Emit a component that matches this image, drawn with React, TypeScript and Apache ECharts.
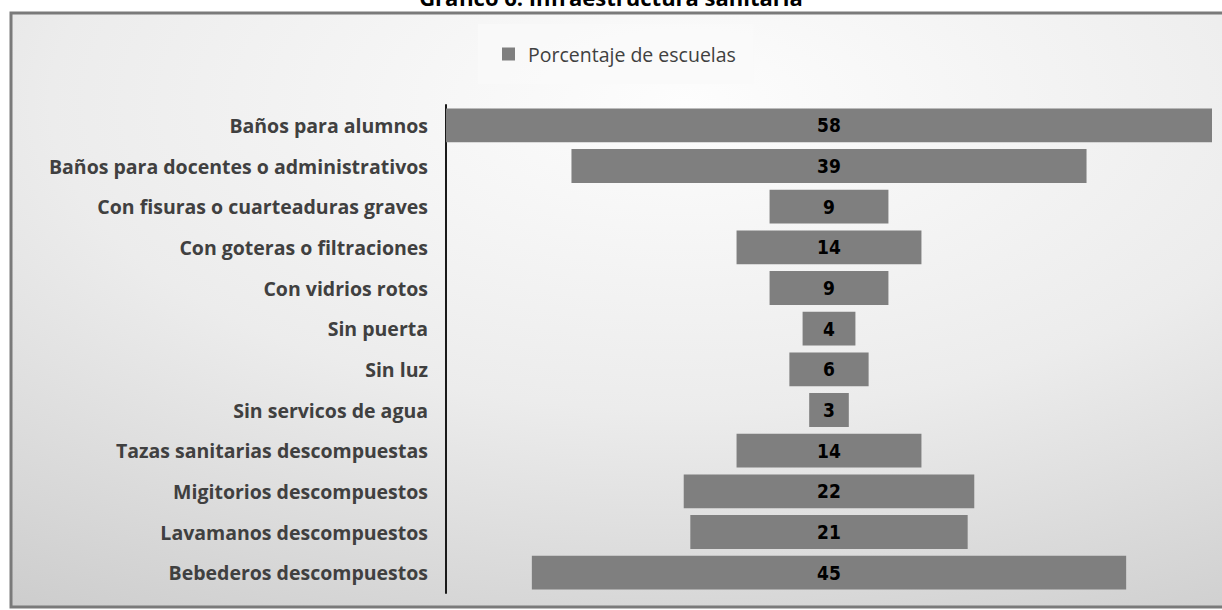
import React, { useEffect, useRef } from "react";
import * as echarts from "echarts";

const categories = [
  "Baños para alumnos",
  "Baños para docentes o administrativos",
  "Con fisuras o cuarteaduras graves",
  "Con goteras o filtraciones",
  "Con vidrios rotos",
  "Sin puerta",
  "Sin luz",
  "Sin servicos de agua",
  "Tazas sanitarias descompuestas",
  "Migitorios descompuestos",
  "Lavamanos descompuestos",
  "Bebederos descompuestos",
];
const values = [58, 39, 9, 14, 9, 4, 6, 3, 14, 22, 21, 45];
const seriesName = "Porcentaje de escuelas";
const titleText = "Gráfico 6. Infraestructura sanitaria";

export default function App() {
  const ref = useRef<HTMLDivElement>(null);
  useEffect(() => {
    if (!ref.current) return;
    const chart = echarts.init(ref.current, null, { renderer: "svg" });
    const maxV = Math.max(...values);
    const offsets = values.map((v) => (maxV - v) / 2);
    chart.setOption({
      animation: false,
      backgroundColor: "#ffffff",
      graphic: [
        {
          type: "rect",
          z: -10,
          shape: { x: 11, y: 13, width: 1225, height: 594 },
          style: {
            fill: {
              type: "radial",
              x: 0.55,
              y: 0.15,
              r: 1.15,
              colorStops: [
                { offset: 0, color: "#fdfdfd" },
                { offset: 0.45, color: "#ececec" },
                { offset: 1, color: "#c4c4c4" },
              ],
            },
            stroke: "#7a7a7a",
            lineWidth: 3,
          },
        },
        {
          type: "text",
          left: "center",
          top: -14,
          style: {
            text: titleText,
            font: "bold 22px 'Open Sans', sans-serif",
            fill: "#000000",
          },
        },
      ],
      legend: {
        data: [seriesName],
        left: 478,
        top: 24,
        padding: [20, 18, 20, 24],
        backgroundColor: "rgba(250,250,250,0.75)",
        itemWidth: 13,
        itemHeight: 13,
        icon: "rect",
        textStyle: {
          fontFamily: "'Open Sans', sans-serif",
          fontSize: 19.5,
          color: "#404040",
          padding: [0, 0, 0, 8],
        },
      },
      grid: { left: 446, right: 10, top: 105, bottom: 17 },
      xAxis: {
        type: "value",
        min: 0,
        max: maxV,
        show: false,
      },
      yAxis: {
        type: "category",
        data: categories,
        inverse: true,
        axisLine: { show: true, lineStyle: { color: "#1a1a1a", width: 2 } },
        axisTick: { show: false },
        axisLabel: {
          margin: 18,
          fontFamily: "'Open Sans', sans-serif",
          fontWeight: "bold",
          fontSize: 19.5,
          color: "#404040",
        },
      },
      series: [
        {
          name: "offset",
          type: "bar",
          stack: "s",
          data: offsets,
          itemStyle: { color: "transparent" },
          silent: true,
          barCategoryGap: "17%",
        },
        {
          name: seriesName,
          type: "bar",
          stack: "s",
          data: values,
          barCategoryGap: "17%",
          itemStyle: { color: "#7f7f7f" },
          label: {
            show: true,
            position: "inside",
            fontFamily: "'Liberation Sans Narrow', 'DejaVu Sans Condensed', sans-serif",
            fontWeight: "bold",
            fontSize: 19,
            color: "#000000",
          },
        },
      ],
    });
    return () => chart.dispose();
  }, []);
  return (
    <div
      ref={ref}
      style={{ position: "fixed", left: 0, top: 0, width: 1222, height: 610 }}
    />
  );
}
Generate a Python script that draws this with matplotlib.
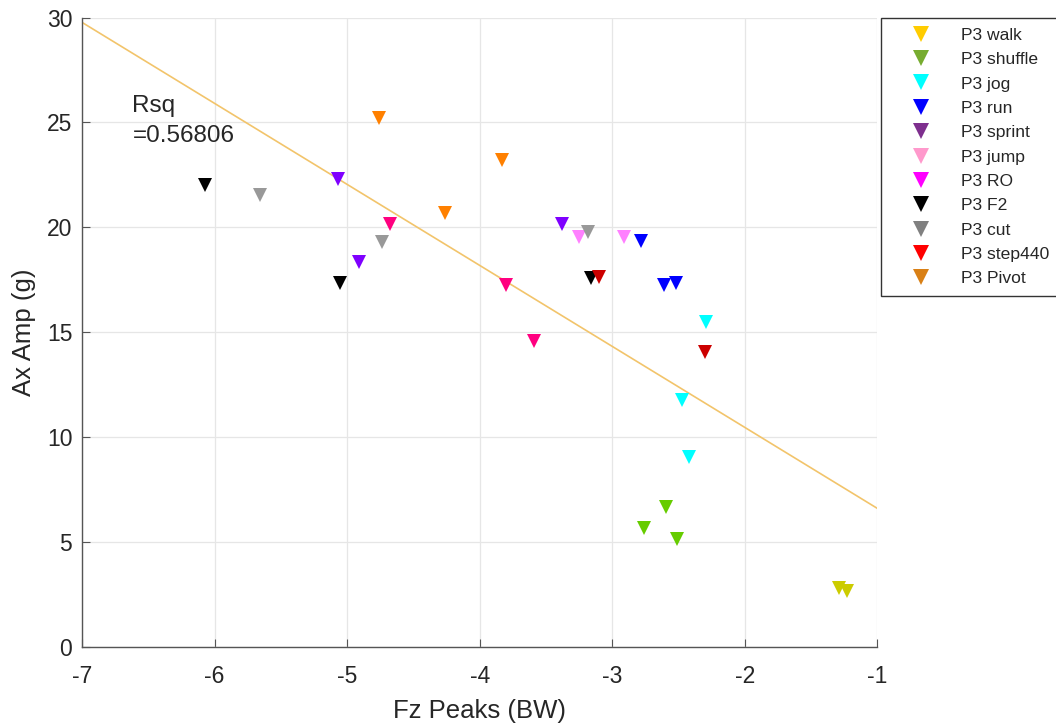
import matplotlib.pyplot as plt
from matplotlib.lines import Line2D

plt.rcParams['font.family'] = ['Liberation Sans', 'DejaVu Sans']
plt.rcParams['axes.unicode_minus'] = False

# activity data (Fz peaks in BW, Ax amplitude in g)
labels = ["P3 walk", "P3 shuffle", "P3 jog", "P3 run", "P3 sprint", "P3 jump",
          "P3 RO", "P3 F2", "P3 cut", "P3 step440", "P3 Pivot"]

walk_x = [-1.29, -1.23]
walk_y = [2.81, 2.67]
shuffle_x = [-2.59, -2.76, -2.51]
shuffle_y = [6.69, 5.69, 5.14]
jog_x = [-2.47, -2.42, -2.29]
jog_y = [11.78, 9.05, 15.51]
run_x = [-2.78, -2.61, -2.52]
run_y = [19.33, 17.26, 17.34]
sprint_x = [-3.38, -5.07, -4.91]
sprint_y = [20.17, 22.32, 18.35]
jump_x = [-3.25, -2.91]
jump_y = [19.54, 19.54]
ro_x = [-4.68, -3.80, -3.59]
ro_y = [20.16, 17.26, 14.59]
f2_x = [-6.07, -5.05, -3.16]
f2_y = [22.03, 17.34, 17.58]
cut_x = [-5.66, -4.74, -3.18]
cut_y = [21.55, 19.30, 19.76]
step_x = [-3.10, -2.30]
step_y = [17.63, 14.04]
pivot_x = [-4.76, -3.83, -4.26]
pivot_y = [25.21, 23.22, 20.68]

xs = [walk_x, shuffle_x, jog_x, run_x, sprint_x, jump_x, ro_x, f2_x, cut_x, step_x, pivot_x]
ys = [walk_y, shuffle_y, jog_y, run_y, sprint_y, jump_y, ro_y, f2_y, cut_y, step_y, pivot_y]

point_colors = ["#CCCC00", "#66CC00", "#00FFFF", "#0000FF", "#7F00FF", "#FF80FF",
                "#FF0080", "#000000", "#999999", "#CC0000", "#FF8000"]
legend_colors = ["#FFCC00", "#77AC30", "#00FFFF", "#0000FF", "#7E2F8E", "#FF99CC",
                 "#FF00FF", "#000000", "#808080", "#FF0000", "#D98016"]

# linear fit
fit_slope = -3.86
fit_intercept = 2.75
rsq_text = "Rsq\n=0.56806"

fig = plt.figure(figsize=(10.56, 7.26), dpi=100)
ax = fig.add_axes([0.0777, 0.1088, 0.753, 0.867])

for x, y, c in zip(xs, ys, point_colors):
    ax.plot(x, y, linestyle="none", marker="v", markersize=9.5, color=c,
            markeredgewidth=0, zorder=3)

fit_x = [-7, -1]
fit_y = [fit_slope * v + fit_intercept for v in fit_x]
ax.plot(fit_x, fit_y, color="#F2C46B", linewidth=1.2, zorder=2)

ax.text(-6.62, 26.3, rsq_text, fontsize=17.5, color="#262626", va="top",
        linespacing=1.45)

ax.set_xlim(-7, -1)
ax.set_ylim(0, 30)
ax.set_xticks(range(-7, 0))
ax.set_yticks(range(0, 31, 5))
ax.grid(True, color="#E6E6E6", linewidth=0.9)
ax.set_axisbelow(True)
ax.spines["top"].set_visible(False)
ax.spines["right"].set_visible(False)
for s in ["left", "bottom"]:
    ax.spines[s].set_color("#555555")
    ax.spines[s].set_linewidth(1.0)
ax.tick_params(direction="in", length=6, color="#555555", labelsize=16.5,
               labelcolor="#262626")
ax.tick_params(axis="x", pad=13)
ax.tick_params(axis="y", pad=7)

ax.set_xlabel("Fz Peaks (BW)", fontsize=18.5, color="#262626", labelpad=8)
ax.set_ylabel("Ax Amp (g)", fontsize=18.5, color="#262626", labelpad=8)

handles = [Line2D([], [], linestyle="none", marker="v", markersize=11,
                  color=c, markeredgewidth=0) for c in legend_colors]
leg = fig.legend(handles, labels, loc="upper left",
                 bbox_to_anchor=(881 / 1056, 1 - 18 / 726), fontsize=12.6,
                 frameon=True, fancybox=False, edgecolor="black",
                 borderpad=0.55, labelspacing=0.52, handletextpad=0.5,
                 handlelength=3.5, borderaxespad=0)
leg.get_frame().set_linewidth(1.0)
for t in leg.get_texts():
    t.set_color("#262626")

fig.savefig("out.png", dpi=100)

Stated task:
Transcribe all of the records above character for character. Exclude the pictures.

Answer to the problem:
Emit a component that matches this image, drawn with React, TypeScript and Apache ECharts.
import React, { useEffect, useRef } from "react";
import * as echarts from "echarts";

const categories = [
  "Baños para alumnos",
  "Baños para docentes o administrativos",
  "Con fisuras o cuarteaduras graves",
  "Con goteras o filtraciones",
  "Con vidrios rotos",
  "Sin puerta",
  "Sin luz",
  "Sin servicos de agua",
  "Tazas sanitarias descompuestas",
  "Migitorios descompuestos",
  "Lavamanos descompuestos",
  "Bebederos descompuestos",
];
const values = [58, 39, 9, 14, 9, 4, 6, 3, 14, 22, 21, 45];
const seriesName = "Porcentaje de escuelas";
const titleText = "Gráfico 6. Infraestructura sanitaria";

export default function App() {
  const ref = useRef<HTMLDivElement>(null);
  useEffect(() => {
    if (!ref.current) return;
    const chart = echarts.init(ref.current, null, { renderer: "svg" });
    const maxV = Math.max(...values);
    const offsets = values.map((v) => (maxV - v) / 2);
    chart.setOption({
      animation: false,
      backgroundColor: "#ffffff",
      graphic: [
        {
          type: "rect",
          z: -10,
          shape: { x: 11, y: 13, width: 1225, height: 594 },
          style: {
            fill: {
              type: "radial",
              x: 0.55,
              y: 0.15,
              r: 1.15,
              colorStops: [
                { offset: 0, color: "#fdfdfd" },
                { offset: 0.45, color: "#ececec" },
                { offset: 1, color: "#c4c4c4" },
              ],
            },
            stroke: "#7a7a7a",
            lineWidth: 3,
          },
        },
        {
          type: "text",
          left: "center",
          top: -14,
          style: {
            text: titleText,
            font: "bold 22px 'Open Sans', sans-serif",
            fill: "#000000",
          },
        },
      ],
      legend: {
        data: [seriesName],
        left: 478,
        top: 24,
        padding: [20, 18, 20, 24],
        backgroundColor: "rgba(250,250,250,0.75)",
        itemWidth: 13,
        itemHeight: 13,
        icon: "rect",
        textStyle: {
          fontFamily: "'Open Sans', sans-serif",
          fontSize: 19.5,
          color: "#404040",
          padding: [0, 0, 0, 8],
        },
      },
      grid: { left: 446, right: 10, top: 105, bottom: 17 },
      xAxis: {
        type: "value",
        min: 0,
        max: maxV,
        show: false,
      },
      yAxis: {
        type: "category",
        data: categories,
        inverse: true,
        axisLine: { show: true, lineStyle: { color: "#1a1a1a", width: 2 } },
        axisTick: { show: false },
        axisLabel: {
          margin: 18,
          fontFamily: "'Open Sans', sans-serif",
          fontWeight: "bold",
          fontSize: 19.5,
          color: "#404040",
        },
      },
      series: [
        {
          name: "offset",
          type: "bar",
          stack: "s",
          data: offsets,
          itemStyle: { color: "transparent" },
          silent: true,
          barCategoryGap: "17%",
        },
        {
          name: seriesName,
          type: "bar",
          stack: "s",
          data: values,
          barCategoryGap: "17%",
          itemStyle: { color: "#7f7f7f" },
          label: {
            show: true,
            position: "inside",
            fontFamily: "'Liberation Sans Narrow', 'DejaVu Sans Condensed', sans-serif",
            fontWeight: "bold",
            fontSize: 19,
            color: "#000000",
          },
        },
      ],
    });
    return () => chart.dispose();
  }, []);
  return (
    <div
      ref={ref}
      style={{ position: "fixed", left: 0, top: 0, width: 1222, height: 610 }}
    />
  );
}
Generate a Python script that draws this with matplotlib.
import matplotlib.pyplot as plt
from matplotlib.lines import Line2D

plt.rcParams['font.family'] = ['Liberation Sans', 'DejaVu Sans']
plt.rcParams['axes.unicode_minus'] = False

# activity data (Fz peaks in BW, Ax amplitude in g)
labels = ["P3 walk", "P3 shuffle", "P3 jog", "P3 run", "P3 sprint", "P3 jump",
          "P3 RO", "P3 F2", "P3 cut", "P3 step440", "P3 Pivot"]

walk_x = [-1.29, -1.23]
walk_y = [2.81, 2.67]
shuffle_x = [-2.59, -2.76, -2.51]
shuffle_y = [6.69, 5.69, 5.14]
jog_x = [-2.47, -2.42, -2.29]
jog_y = [11.78, 9.05, 15.51]
run_x = [-2.78, -2.61, -2.52]
run_y = [19.33, 17.26, 17.34]
sprint_x = [-3.38, -5.07, -4.91]
sprint_y = [20.17, 22.32, 18.35]
jump_x = [-3.25, -2.91]
jump_y = [19.54, 19.54]
ro_x = [-4.68, -3.80, -3.59]
ro_y = [20.16, 17.26, 14.59]
f2_x = [-6.07, -5.05, -3.16]
f2_y = [22.03, 17.34, 17.58]
cut_x = [-5.66, -4.74, -3.18]
cut_y = [21.55, 19.30, 19.76]
step_x = [-3.10, -2.30]
step_y = [17.63, 14.04]
pivot_x = [-4.76, -3.83, -4.26]
pivot_y = [25.21, 23.22, 20.68]

xs = [walk_x, shuffle_x, jog_x, run_x, sprint_x, jump_x, ro_x, f2_x, cut_x, step_x, pivot_x]
ys = [walk_y, shuffle_y, jog_y, run_y, sprint_y, jump_y, ro_y, f2_y, cut_y, step_y, pivot_y]

point_colors = ["#CCCC00", "#66CC00", "#00FFFF", "#0000FF", "#7F00FF", "#FF80FF",
                "#FF0080", "#000000", "#999999", "#CC0000", "#FF8000"]
legend_colors = ["#FFCC00", "#77AC30", "#00FFFF", "#0000FF", "#7E2F8E", "#FF99CC",
                 "#FF00FF", "#000000", "#808080", "#FF0000", "#D98016"]

# linear fit
fit_slope = -3.86
fit_intercept = 2.75
rsq_text = "Rsq\n=0.56806"

fig = plt.figure(figsize=(10.56, 7.26), dpi=100)
ax = fig.add_axes([0.0777, 0.1088, 0.753, 0.867])

for x, y, c in zip(xs, ys, point_colors):
    ax.plot(x, y, linestyle="none", marker="v", markersize=9.5, color=c,
            markeredgewidth=0, zorder=3)

fit_x = [-7, -1]
fit_y = [fit_slope * v + fit_intercept for v in fit_x]
ax.plot(fit_x, fit_y, color="#F2C46B", linewidth=1.2, zorder=2)

ax.text(-6.62, 26.3, rsq_text, fontsize=17.5, color="#262626", va="top",
        linespacing=1.45)

ax.set_xlim(-7, -1)
ax.set_ylim(0, 30)
ax.set_xticks(range(-7, 0))
ax.set_yticks(range(0, 31, 5))
ax.grid(True, color="#E6E6E6", linewidth=0.9)
ax.set_axisbelow(True)
ax.spines["top"].set_visible(False)
ax.spines["right"].set_visible(False)
for s in ["left", "bottom"]:
    ax.spines[s].set_color("#555555")
    ax.spines[s].set_linewidth(1.0)
ax.tick_params(direction="in", length=6, color="#555555", labelsize=16.5,
               labelcolor="#262626")
ax.tick_params(axis="x", pad=13)
ax.tick_params(axis="y", pad=7)

ax.set_xlabel("Fz Peaks (BW)", fontsize=18.5, color="#262626", labelpad=8)
ax.set_ylabel("Ax Amp (g)", fontsize=18.5, color="#262626", labelpad=8)

handles = [Line2D([], [], linestyle="none", marker="v", markersize=11,
                  color=c, markeredgewidth=0) for c in legend_colors]
leg = fig.legend(handles, labels, loc="upper left",
                 bbox_to_anchor=(881 / 1056, 1 - 18 / 726), fontsize=12.6,
                 frameon=True, fancybox=False, edgecolor="black",
                 borderpad=0.55, labelspacing=0.52, handletextpad=0.5,
                 handlelength=3.5, borderaxespad=0)
leg.get_frame().set_linewidth(1.0)
for t in leg.get_texts():
    t.set_color("#262626")

fig.savefig("out.png", dpi=100)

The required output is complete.